There has been much talk over the last few years about the role the internet can play on reducing (or increasing) suicidal thoughts and behaviours.
Depending on whom you believe, the online world is the channel of choice for a digital generation seeking help or it is a dark place full of those waiting to exploit vulnerable people.
In this piece we’ll look at some of the key issues and describe what we think needs to be done about suicide and the online environment.
Information about suicide
Clearly, some suicide-related material found online can be dangerous when encountered by vulnerable individuals.
The widespread availability of detailed information relating to suicide methods is one of the most problematic areas.
Under UK law an act “capable of encouraging or assisting the suicide or attempted suicide of another” constitutes an offence if it can be proved that the individual concerned “intended to encourage or assist suicide or an attempt at suicide”.
This could potentially include the publication of online material which is intentionally aimed at assisting or encouraging users to attempt suicide. But in practice, there do not appear to have been any prosecutions in the UK for this type of online offence.
The prevalence of websites that are specifically dedicated to encouraging suicide is actually relatively limited.
There are also a range of suicide and self-harm related discussion forums and chatrooms which encourage their users, many of which are likely to be vulnerable to suicide, to talk to each other.
These can act as a valuable emotional support network if the host site provides a safe, supportive and non-judgmental environment where users can openly discuss their feelings, and develop a better understanding of the positive options available to them.
In this respect, some interactions on forums may benefit people vulnerable to suicide in a similar way to Samaritans’ services.
However, forums that are not moderated in any meaningful way clearly have the potential to make people vulnerable to suicide more likely to die:
- Any interactions are usually taking place with people who, unlike Samaritans volunteers, do not have any sort of training and therefore the advice or support given may be misguided or unhelpful even if it is well-intentioned.
- In many forums, interactions are likely to take place with other people who are also struggling with feelings of emotional distress.
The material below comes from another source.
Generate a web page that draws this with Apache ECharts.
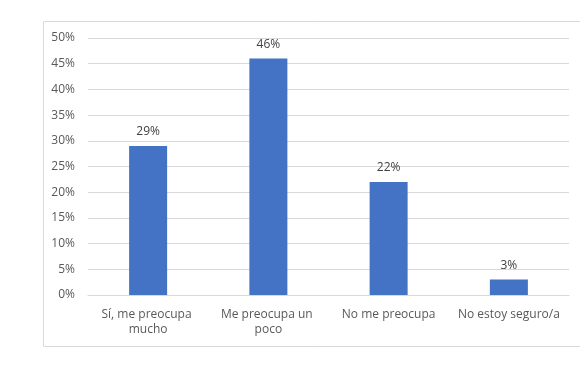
<!DOCTYPE html>
<html><head><meta charset="utf-8">
<script src="https://cdn.jsdelivr.net/npm/echarts@6/dist/echarts.min.js"></script>
<style>html,body{margin:0;padding:0;background:#fff}#c{width:580px;height:368px}</style>
</head><body><div id="c"></div>
<script>
var categories = ["Sí, me preocupa mucho", "Me preocupa un poco", "No me preocupa", "No estoy seguro/a"];
var values = [29, 46, 22, 3];
var yTicks = [0, 5, 10, 15, 20, 25, 30, 35, 40, 45, 50];

var chart = echarts.init(document.getElementById('c'));
var font = 'Open Sans';
chart.setOption({
  animation: false,
  graphic: [{
    type: 'rect', shape: {x: 43.5, y: 21.5, width: 560, height: 325},
    style: {fill: 'none', stroke: '#d9d9d9', lineWidth: 1}, silent: true
  }],
  grid: {left: 88, right: 11, top: 38, bottom: 73},
  xAxis: {
    type: 'category', data: categories,
    axisLine: {lineStyle: {color: '#d9d9d9'}},
    axisTick: {show: false},
    axisLabel: {color: '#595959', fontFamily: font, fontSize: 12, lineHeight: 15, margin: 12,
      width: 108, overflow: 'break', interval: 0}
  },
  yAxis: {
    type: 'value', min: yTicks[0], max: yTicks[yTicks.length - 1], interval: 5,
    axisLine: {show: false}, axisTick: {show: false},
    splitLine: {lineStyle: {color: '#d9d9d9'}},
    axisLabel: {color: '#595959', fontFamily: font, fontSize: 12, margin: 13, formatter: '{value}%'}
  },
  series: [{
    type: 'bar', data: values, barWidth: 38,
    itemStyle: {color: '#4472C4'},
    label: {show: true, position: 'top', distance: 8, color: '#404040', fontFamily: font, fontSize: 12, formatter: '{c}%'}
  }]
});
</script></body></html>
- There is a danger that the forums develop into “echo chambers” where everyone talks from the same negative perspective and reinforces their own pessimistic views.
- These online discussions have also been known on occasion to result in people entering into suicide pacts.
- Users may also be exposed to malicious individuals, find out detailed information about suicide methods (including new or rarely-used methods) or take part in discussions that encourage suicidal thoughts.
The demand for suicide information
The prevalence of suicide-related websites and the presence of many suicidal individuals on suicide forums and chatrooms show there is a demand from vulnerable people to obtain more information about suicide, and to express feelings of distress.
This demand is largely unmet by existing suicide prevention organisations across the world, which have traditionally provided their emotional support services via telephone helplines.
In recent years Samaritans have developed new ways for people to access our service including an email service and piloting a text message service.
We are developing plans for an Instant Messaging Service, and believe that a credible and trusted source of online help will provide a constructive alternative to the more damaging content found online.
Banning suicide-related websites
Moving away from whether a Government led ban should be implemented, there is the question of whether such a ban could practically be implemented.
If the government were to pursue a banning/blocking policy they would encounter major challenges in its implementation not least because suicide-related websites hosted abroad are legal in most other countries and the mechanism for blocking access to these sites to UK internet users could be easily circumvented.
A ban on suicide-related websites would also have major implications for freedom of expression, and could unintentionally stifle the legitimate desire of people who are experiencing feelings of distress and despair to express and discuss these feelings with others online.
So what can we do?
- Promote responsible practices
Samaritans believes that organisations with an interest in suicide prevention should instead focus on an approach that is based on:
- Expanding the availability of sources of support to vulnerable people
- Encouraging major organisations such as social networking sites, search engine providers and online news media outlets to develop responsible practices which reduce the availability of harmful content and promote sources of support
Current research on the effect that online interactions can have on people vulnerable to suicide is inadequate, and suicide prevention strategies should aim to commission further research into this area. Samaritans is already a partner in research in this area.
Those of us working to prevent suicides need to recognise that suicide discussion forums are a complex issue and need to discuss such forums in a calm and balanced way.
- Develop new services
The development of new online services staffed by trained volunteers would help to provide safer environments for vulnerable individuals to explore feelings of emotional distress thereby reducing demand for unsupportive or dangerous suicide forums. At Samaritans, we’re exploring our role in providing such services.
- Search engines
We believe that search engine providers have a corporate social responsibility to ensure that credible sources of support are promoted when people enter suicide-related terms into search engines.
There is also more that could be done to reduce unhelpful ‘auto complete’ functions on partially-entered search terms.
We have good relationships with some search engine providers but there is more that they, and we, can do on this. There are also some who have not really stepped up to the plate on this issue.
Google provides contact details for Samaritans when searching for certain keywords
- Social networking
Samaritans has been working with some social networking sites to make sure that people who are distressed are referred to sources of support. But there is more that can be done on this front, and we need social networking sites to take on a lead role to protect their vulnerable users.